Sure, I will definitely consider marriage when agreeing to be someone's girlfriend, but that doesn't necessarily equate to me grabbing a boyfriend for marital purposes. All I do is ask myself, "Can I see myself with this man 20 years down the road? Will this relationship last? Am I going to embrace him despite his flaws?" and the answers to these are usually indicative of marriage if they are positive. If I do not see myself marrying this man then WHY in the world would I even go out with him? It is almost as if I would be playing with his feelings and wasting all my time... If I am unable to give a direct answer as to whether the relationship might last, I guess I would still give it a try, because it is after all just a wish to fulfill, to marry my one and only boyfriend, and it is certainly not worth to give up on a great person just for this selfish reason. If things ever do come to an end, I'd be disappointed but hey, who wouldn't?
Then comes the question of whether I'll love before I'll commit, or commit before I love. The progression of affection goes somewhat like this:
Like --> Infatuation --> Fancy --> Love
And I think that infatuation is a no-no for relationships, because it encompasses delusional feelings of admiration by romanticizing flaws or completely ignoring them altogether, and only seeing the positive side of someone. If you enter a relationship being infatuated, there is bound to be problems arising in the long run. Not that I mandate relationships to be free of problems; they certainly are bumpy roads, but it would be great to avoid unnecessary conflicts because of simple-mindedness. Therefore I reckon that you would have to at least fancy someone before going into a relationship with that person.
In today's society we often see couples cohabiting and that often occurs only after they have been in a stable relationship for a period of time. For me, I certainly don't mind doing the same, but if I were to do it, I'd probably do so only after being engaged to my partner (or if I've been with him for more than half a decade) ... That is probably when you have started to love this special someone, and as long as love comes into the picture, you are probably more or less settled for marriage. We see however in the modern era that this does not immediately follow the first utterance of 'I love you' because adults are simply too busy with their careers to even start a family.
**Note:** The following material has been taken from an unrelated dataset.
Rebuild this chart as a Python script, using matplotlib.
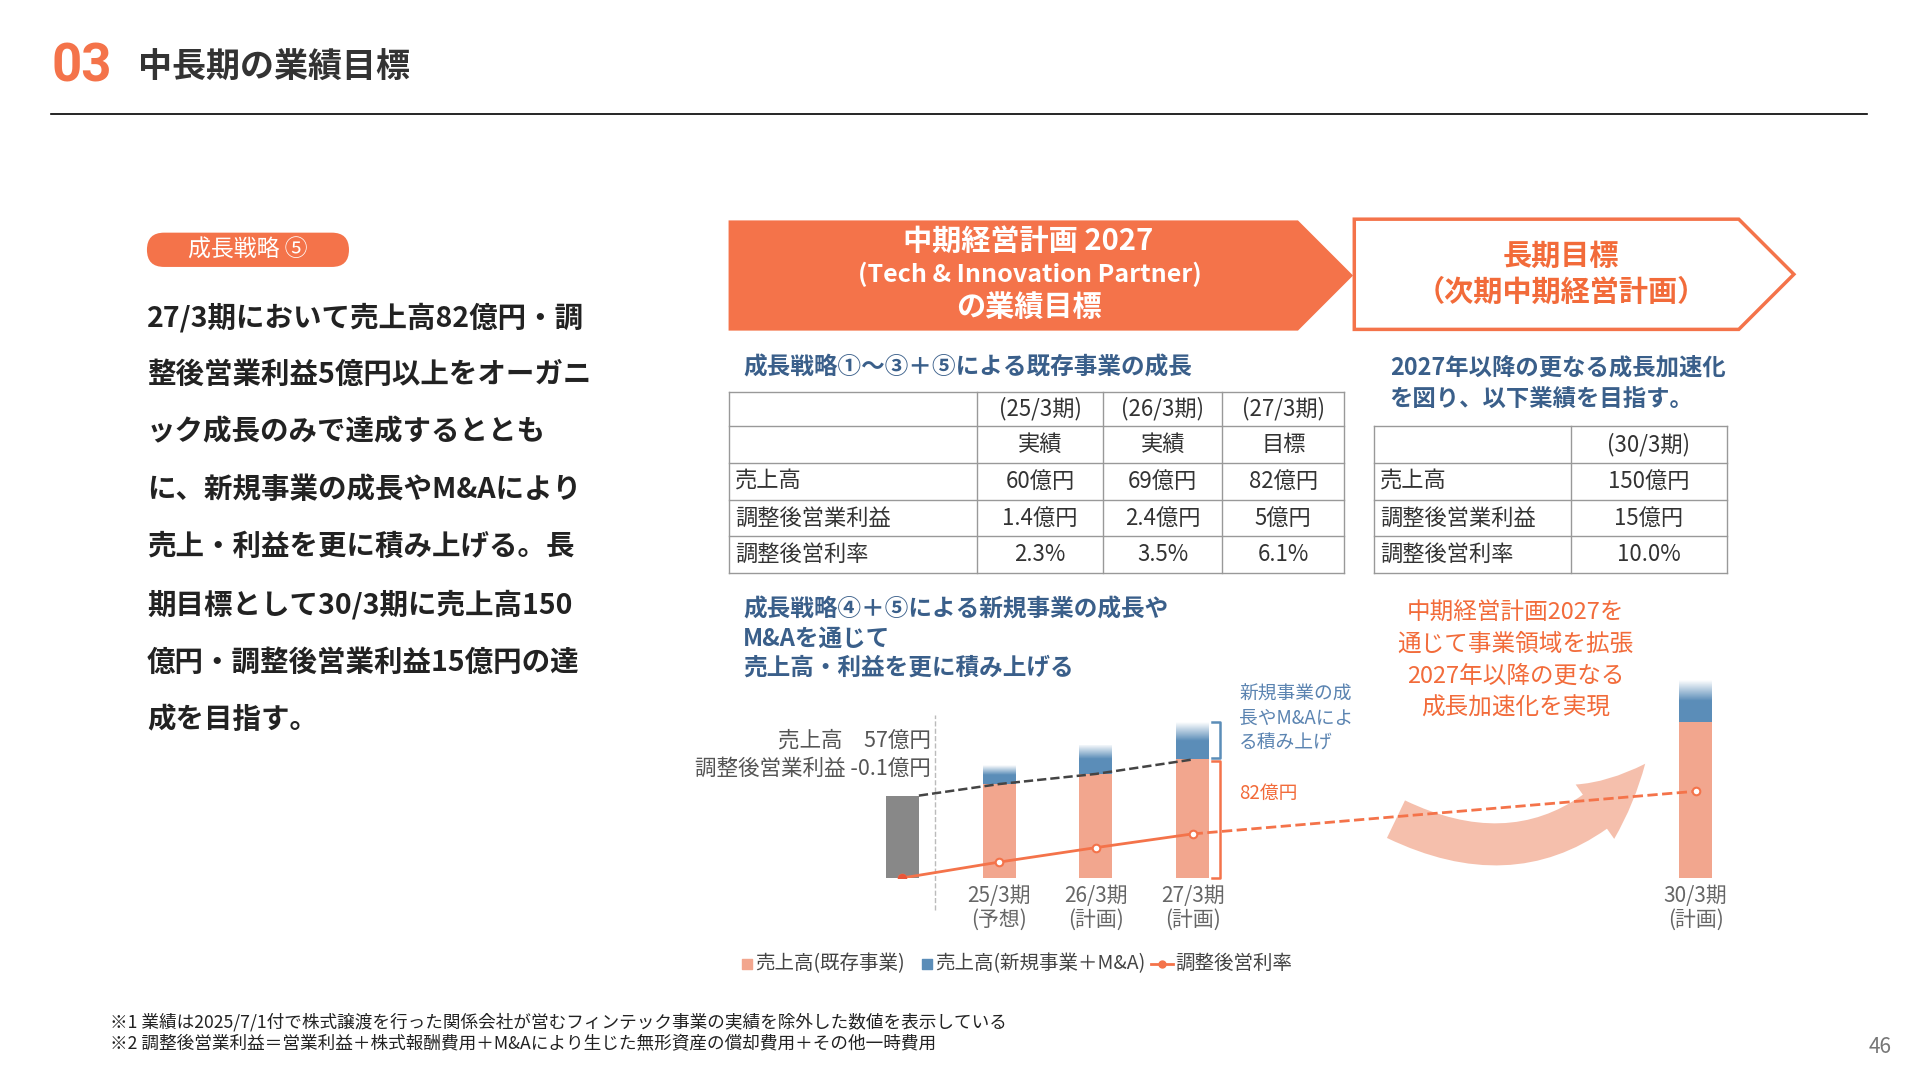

Whatever it is though, living together as a couple prepares you for married life and is really a good idea to consider when the time is ripe.
It seems though that some people on the other side of the world might not agree with me, as reflected by this Buzzfeed video that I'd watched a few days ago on signs that show you're ready to say 'I love you'. As you might expect (or have already watched, because Buzzfeed is so damn awesome), the couple in the video lives together and even sleeps on the same bed.... but they haven't reached the level of love yet???
Preposterous! Why would one be so intimate with someone that they are not even sure they are in love with? This mindset boggles me so, but I guess that is just how conservative we Asians can get. If anyone has something to share about this, feel free to comment!
I've pretty much exhausted all my brain power for the day (it's midnight!!) and lethargy is getting to me. I have more or less covered my stronger opinions on teenage relationships (not so teenage towards the end) and when time permits, I shall update with more. As for now, I shall need to rest up for a whole day of homework tomorrow. Ah, the life of an IB student!